Comment donner un sens propre à sa vie ?
Honecker ne semble pas avoir de désir propre, ses désirs sont dictés par la société de consommation, il s’apitoie d’être commun, même dans ses fantasmes sexuels. Il est frustré dans tous ses désirs. Il est ainsi la proie de pulsions qu’il a du mal à comprendre et qu’il fait aussitôt regretter. Il voudrait donner un sens à sa vie, ne plus se sentir le jouet de la société de consommation ou celui de Turid. Mais à quel genre de désir véritable la société de consommation fait-elle une place ?
Dans un premier temps, Honecker pense qu’en assouvissant ses désirs sexuels, en trompant Turid alors qu’il ne l’a jamais fait, il fera quelque chose par lui-même mais il déchante vite, comprenant que ses désirs sont de l’ordre de la pulsion et qu’ils n’ont rien d’original. Ce qui enlève du sens à ses désirs relève aussi du fait qu’il se rend compte qu’ils ne sont pas originaux, au sens où Honecker n’est pas unique : il a les mêmes biens de consommation, mais pire, il a les mêmes désirs. La société le considére comme un parmi tant d’autres, Honecker est à la recherche d’une reconnaissance et il ne la trouve qu’en volant une fleur en plastique dans un cimetière : « une distinction honorifique, celle de le faire exister, homme ignoré, homme dédaigné qu’il était, méprisé par son boss et tous les patapoufs de la terre, sans doute aussi par sa compagne sans doute hypocrite, et qui assurément le serait un jour par son propre enfant. » (p.90). Comme un prélude au désir de mort qui fleurit en lui.

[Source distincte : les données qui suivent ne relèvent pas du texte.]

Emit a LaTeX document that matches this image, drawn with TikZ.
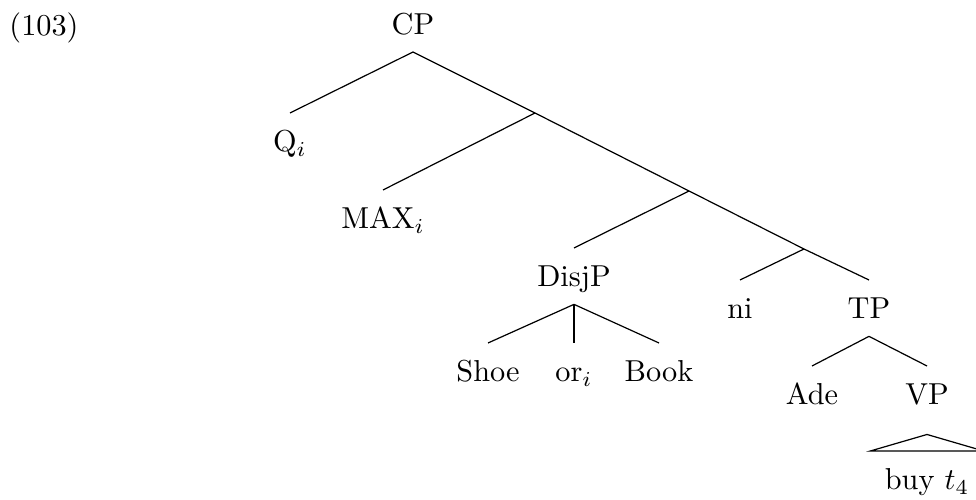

Voulant devenir quelqu’un aux yeux de la société et aux yeux de Turid, et puisque réclamant de l’attention, il échoue à inspirer de l’admiration, il se dit qu’il pourrait bien tuer quelqu’un : « Inspirer de l’admiration ou de la répulsion, c’est du pareil au même. On est devenu quelqu’un, l’essentiel est là » (p.91). Mais là encore, n’est-ce pas la société de médias qui dicte un tel désir ? Celui de faire la une des journaux, une manière de devenir quelqu’un, peu importe qu’on nous admire ou que l’on fasse horreur ? Mais, et cela désespère encore plus Honecker, il pense manquer de courage, ne pas avoir les mains assez fortes pour tuer. Aussi, ne supportant plus de continuer à vivre dans un tel mépris de lui-même, ce désir de mort se reporte sur sa propre personne : « C’est douloureux de résister à une aussi folle envie de s’affoler » (p.11), une injonction répétée plus tard, une manière de voir que ce désir de perte s’est progressivement imposé tout au long du roman : « C’était douloureux de résister à une aussi folle envie de s’affoler, de s’écorcer, de tomber en poussière » (p.88).
Tout comme Grimmelshausen décrivait l’absurdité des Aventures de Simplicius Simplicissimus au 17ème siècle, Jean-Yves Cendrey relate celles non moins absurde, souvent drôles, mais aussi désespérantes de Honecker au 21ème siècle.